We attempted to use each tool to clone an identifiable person’s voice and noted any technical hurdles that might prevent an average user doing so without consent. We also noted “I agree” prompts with ethics statements or terms of service.
Key findings
Companies, for the most part, erect no true barriers to cloning whatever voice you may want. Most companies also disclaim liability for unauthorized voice cloning, putting the onus on users to use the tools responsibly.
This is not a comprehensive review of all the voice cloning tools that are available, nor an exhaustive examination of the ways they could be misused.

“What we’re doing is kind of acting several steps ahead,” Bulakh told Proof News. “We want to work with IP owners, and for them to adopt the technology to monetize their likeness. So that’s kind of a more strategic vision. And behind that is a lot of work on the technical side and on the policy side.”

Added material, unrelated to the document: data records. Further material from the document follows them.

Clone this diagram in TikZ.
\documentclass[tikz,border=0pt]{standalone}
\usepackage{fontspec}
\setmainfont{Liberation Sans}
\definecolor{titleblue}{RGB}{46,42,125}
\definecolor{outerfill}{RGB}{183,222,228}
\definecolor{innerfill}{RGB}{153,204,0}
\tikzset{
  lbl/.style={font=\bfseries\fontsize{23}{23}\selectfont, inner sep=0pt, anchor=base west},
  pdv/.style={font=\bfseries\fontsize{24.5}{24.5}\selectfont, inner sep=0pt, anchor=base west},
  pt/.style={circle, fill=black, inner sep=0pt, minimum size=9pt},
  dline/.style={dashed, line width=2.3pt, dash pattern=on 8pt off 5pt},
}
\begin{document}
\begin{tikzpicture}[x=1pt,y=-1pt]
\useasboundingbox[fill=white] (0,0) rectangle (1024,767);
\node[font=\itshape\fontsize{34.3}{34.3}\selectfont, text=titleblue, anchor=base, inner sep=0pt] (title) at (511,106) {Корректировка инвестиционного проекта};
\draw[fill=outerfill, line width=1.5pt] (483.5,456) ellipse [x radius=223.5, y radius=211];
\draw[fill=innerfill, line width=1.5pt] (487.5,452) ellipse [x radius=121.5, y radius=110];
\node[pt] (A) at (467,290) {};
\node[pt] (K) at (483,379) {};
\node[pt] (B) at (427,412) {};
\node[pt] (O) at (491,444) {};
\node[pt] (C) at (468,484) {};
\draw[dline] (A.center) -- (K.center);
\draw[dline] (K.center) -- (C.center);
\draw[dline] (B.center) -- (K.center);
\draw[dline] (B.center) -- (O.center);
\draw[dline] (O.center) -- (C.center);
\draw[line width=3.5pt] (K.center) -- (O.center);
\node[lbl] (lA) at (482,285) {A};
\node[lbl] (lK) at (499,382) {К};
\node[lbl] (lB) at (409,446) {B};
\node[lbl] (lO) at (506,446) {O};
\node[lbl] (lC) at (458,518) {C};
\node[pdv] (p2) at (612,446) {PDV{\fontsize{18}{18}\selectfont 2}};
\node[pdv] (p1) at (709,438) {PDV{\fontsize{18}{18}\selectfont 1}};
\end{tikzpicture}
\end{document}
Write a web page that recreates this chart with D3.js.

The rest of the tools, meanwhile, allow users to generate voice clones automatically, leaving it up to the companies to implement moderation policies. In most cases, it’s unclear how those policies are enforced. The services instruct individuals and copyright holders to submit a takedown notice if they believe their rights have been infringed. But without some sort of security measure like digital fingerprinting, it’s unclear how an average person might track a nonconsensual voice clone of themselves back to the tool that created it.

Of all the publicly accessible tools tested, only Eleven Labs provided an “AI Speech Classifier” that allows users to test whether a voice was generated with its voice cloner. When a voice sample that Proof News generated was uploaded, the tool returned a 98% certainty that the voice was made with Eleven Labs.

Friedlander emphasized that companies should, at minimum, implement technical methods to verify and track voices back to their original owners — a process known in the industry as provenance. This way, a voice can be traced to an owner before it’s used to train a voice clone or used to generate speech.

“What we’re really pushing for is provenance and watermarking on the input, so that every audio file that gets uploaded to these sites has to pass through a verification process that says, ‘This voice belongs to this person, and this person has given this website authority to upload it,’ ” said Friedlander. “Really what we want is informed consent, and not just, ‘Oh, I found my voice on this [platform] and it let me opt out.’ ”

Currently, there are no laws or standards around these verification techniques. Several congressional proposals exist that would regulate the creation of voice clones, label content as AI-generated, and establish digital rights for individuals over their own voice and likeness.

UPDATE: This article was updated to reflect Eleven Labs’ comment, which arrived after the article was published.